_DATA BLOCK:_
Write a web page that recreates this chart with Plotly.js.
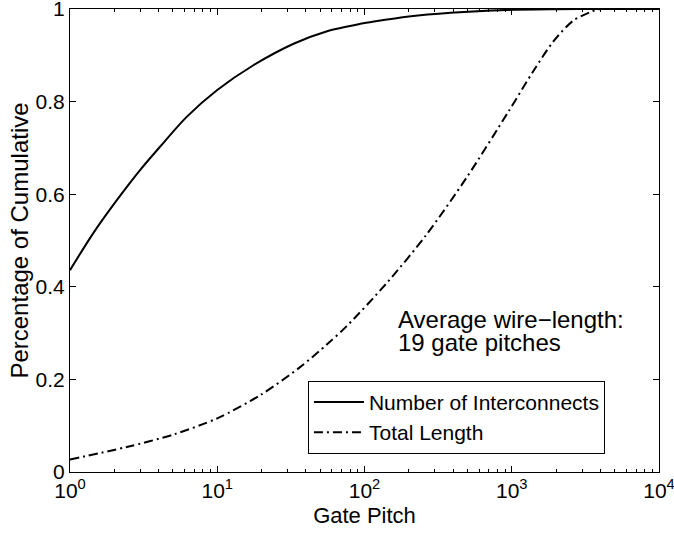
<!DOCTYPE html>
<html>
<head>
<meta charset="utf-8">
<script src="https://cdn.plot.ly/plotly-3.0.1.min.js"></script>
<style>html,body{margin:0;padding:0;background:#fff;}</style>
</head>
<body>
<div id="chart" style="width:674px;height:533px;"></div>
<script>
// Number of Interconnects (cumulative fraction)
const countX = [1, 1.44, 2.08, 2.99, 4.1, 6.2, 10, 17.7, 33, 55.7, 94, 116, 200, 385, 933, 2000, 4000, 10000];
const countY = [0.436, 0.516, 0.587, 0.652, 0.703, 0.767, 0.825, 0.879, 0.925, 0.952, 0.968, 0.973, 0.984, 0.992, 0.998, 0.9995, 1, 1];
// Total Length (cumulative fraction)
const lengthX = [1, 2.43, 5.05, 10, 19.6, 36.7, 55.7, 75.7, 141.5, 264, 494, 948, 1403, 1918, 2620, 3400, 3980, 10000];
const lengthY = [0.027, 0.054, 0.081, 0.116, 0.166, 0.227, 0.276, 0.315, 0.408, 0.513, 0.636, 0.778, 0.866, 0.930, 0.975, 0.993, 1.0, 1.0];

const seriesNames = ["Number of Interconnects", "Total Length"];
const xTickVals = [1, 10, 100, 1000, 10000];
const xTickText = ["10<sup>0</sup>", "10<sup>1</sup>", "10<sup>2</sup>", "10<sup>3</sup>", "10<sup>4</sup>"];
const yTickVals = [0, 0.2, 0.4, 0.6, 0.8, 1];
const yTickText = ["0", "0.2", "0.4", "0.6", "0.8", "1"];
const noteLines = ["Average wire\u2212length:", "19 gate pitches"];

const FONT = "Liberation Sans, Arial, Helvetica, sans-serif";

const traces = [
  {x: countX, y: countY, name: seriesNames[0], mode: "lines",
   line: {color: "black", width: 2, shape: "spline", smoothing: 0.8}},
  {x: lengthX, y: lengthY, name: seriesNames[1], mode: "lines",
   line: {color: "black", width: 2, dash: "9px,4px,2px,4px", shape: "spline", smoothing: 0.8}}
];

const layout = {
  width: 674, height: 533,
  margin: {l: 70, r: 15, t: 9, b: 61},
  paper_bgcolor: "white", plot_bgcolor: "white",
  font: {family: FONT, size: 21, color: "black"},
  showlegend: true,
  legend: {x: 0.404, y: 0.197, xanchor: "left", yanchor: "top",
           bordercolor: "black", borderwidth: 1, bgcolor: "white",
           itemwidth: 50,
           font: {family: FONT, size: 21, color: "black"},
           tracegroupgap: 0},
  xaxis: {
    type: "log", range: [0, 4],
    tickvals: xTickVals, ticktext: xTickText,
    ticks: "inside", ticklen: 6, tickcolor: "black",
    ticklabeloverflow: "allow",
    minor: {ticks: "inside", ticklen: 3, dtick: "D1", tickcolor: "black", showgrid: false},
    showline: true, linecolor: "black", linewidth: 1, mirror: "ticks",
    showgrid: false, zeroline: false,
    tickfont: {family: FONT, size: 21, color: "black"},
    title: {text: "Gate Pitch", font: {family: FONT, size: 22, color: "black"}, standoff: 6}
  },
  yaxis: {
    range: [0, 1],
    tickvals: yTickVals, ticktext: yTickText,
    ticks: "inside", ticklen: 6, tickcolor: "black",
    ticklabeloverflow: "allow",
    showline: true, linecolor: "black", linewidth: 1, mirror: "ticks",
    showgrid: false, zeroline: false,
    tickfont: {family: FONT, size: 21, color: "black"},
    title: {text: "Percentage of Cumulative", font: {family: FONT, size: 24, color: "black"}, standoff: 0}
  },
  annotations: [
    {xref: "paper", yref: "paper", x: 0.555, y: (472 - 334) / 463, xanchor: "left", yanchor: "bottom",
     text: noteLines[0], showarrow: false, align: "left",
     font: {family: FONT, size: 24, color: "black"}, borderpad: 0},
    {xref: "paper", yref: "paper", x: 0.555, y: (472 - 357) / 463, xanchor: "left", yanchor: "bottom",
     text: noteLines[1], showarrow: false, align: "left",
     font: {family: FONT, size: 24, color: "black"}, borderpad: 0}
  ]
};

Plotly.newPlot("chart", traces, layout, {displayModeBar: false, staticPlot: true});
</script>
</body>
</html>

_CHALLENGE:_
Restate the whole listing above exactly, except for its images.

_TASK ANSWER:_
Write a web page that recreates this chart with Plotly.js.
<!DOCTYPE html>
<html>
<head>
<meta charset="utf-8">
<script src="https://cdn.plot.ly/plotly-3.0.1.min.js"></script>
<style>html,body{margin:0;padding:0;background:#fff;}</style>
</head>
<body>
<div id="chart" style="width:674px;height:533px;"></div>
<script>
// Number of Interconnects (cumulative fraction)
const countX = [1, 1.44, 2.08, 2.99, 4.1, 6.2, 10, 17.7, 33, 55.7, 94, 116, 200, 385, 933, 2000, 4000, 10000];
const countY = [0.436, 0.516, 0.587, 0.652, 0.703, 0.767, 0.825, 0.879, 0.925, 0.952, 0.968, 0.973, 0.984, 0.992, 0.998, 0.9995, 1, 1];
// Total Length (cumulative fraction)
const lengthX = [1, 2.43, 5.05, 10, 19.6, 36.7, 55.7, 75.7, 141.5, 264, 494, 948, 1403, 1918, 2620, 3400, 3980, 10000];
const lengthY = [0.027, 0.054, 0.081, 0.116, 0.166, 0.227, 0.276, 0.315, 0.408, 0.513, 0.636, 0.778, 0.866, 0.930, 0.975, 0.993, 1.0, 1.0];

const seriesNames = ["Number of Interconnects", "Total Length"];
const xTickVals = [1, 10, 100, 1000, 10000];
const xTickText = ["10<sup>0</sup>", "10<sup>1</sup>", "10<sup>2</sup>", "10<sup>3</sup>", "10<sup>4</sup>"];
const yTickVals = [0, 0.2, 0.4, 0.6, 0.8, 1];
const yTickText = ["0", "0.2", "0.4", "0.6", "0.8", "1"];
const noteLines = ["Average wire\u2212length:", "19 gate pitches"];

const FONT = "Liberation Sans, Arial, Helvetica, sans-serif";

const traces = [
  {x: countX, y: countY, name: seriesNames[0], mode: "lines",
   line: {color: "black", width: 2, shape: "spline", smoothing: 0.8}},
  {x: lengthX, y: lengthY, name: seriesNames[1], mode: "lines",
   line: {color: "black", width: 2, dash: "9px,4px,2px,4px", shape: "spline", smoothing: 0.8}}
];

const layout = {
  width: 674, height: 533,
  margin: {l: 70, r: 15, t: 9, b: 61},
  paper_bgcolor: "white", plot_bgcolor: "white",
  font: {family: FONT, size: 21, color: "black"},
  showlegend: true,
  legend: {x: 0.404, y: 0.197, xanchor: "left", yanchor: "top",
           bordercolor: "black", borderwidth: 1, bgcolor: "white",
           itemwidth: 50,
           font: {family: FONT, size: 21, color: "black"},
           tracegroupgap: 0},
  xaxis: {
    type: "log", range: [0, 4],
    tickvals: xTickVals, ticktext: xTickText,
    ticks: "inside", ticklen: 6, tickcolor: "black",
    ticklabeloverflow: "allow",
    minor: {ticks: "inside", ticklen: 3, dtick: "D1", tickcolor: "black", showgrid: false},
    showline: true, linecolor: "black", linewidth: 1, mirror: "ticks",
    showgrid: false, zeroline: false,
    tickfont: {family: FONT, size: 21, color: "black"},
    title: {text: "Gate Pitch", font: {family: FONT, size: 22, color: "black"}, standoff: 6}
  },
  yaxis: {
    range: [0, 1],
    tickvals: yTickVals, ticktext: yTickText,
    ticks: "inside", ticklen: 6, tickcolor: "black",
    ticklabeloverflow: "allow",
    showline: true, linecolor: "black", linewidth: 1, mirror: "ticks",
    showgrid: false, zeroline: false,
    tickfont: {family: FONT, size: 21, color: "black"},
    title: {text: "Percentage of Cumulative", font: {family: FONT, size: 24, color: "black"}, standoff: 0}
  },
  annotations: [
    {xref: "paper", yref: "paper", x: 0.555, y: (472 - 334) / 463, xanchor: "left", yanchor: "bottom",
     text: noteLines[0], showarrow: false, align: "left",
     font: {family: FONT, size: 24, color: "black"}, borderpad: 0},
    {xref: "paper", yref: "paper", x: 0.555, y: (472 - 357) / 463, xanchor: "left", yanchor: "bottom",
     text: noteLines[1], showarrow: false, align: "left",
     font: {family: FONT, size: 24, color: "black"}, borderpad: 0}
  ]
};

Plotly.newPlot("chart", traces, layout, {displayModeBar: false, staticPlot: true});
</script>
</body>
</html>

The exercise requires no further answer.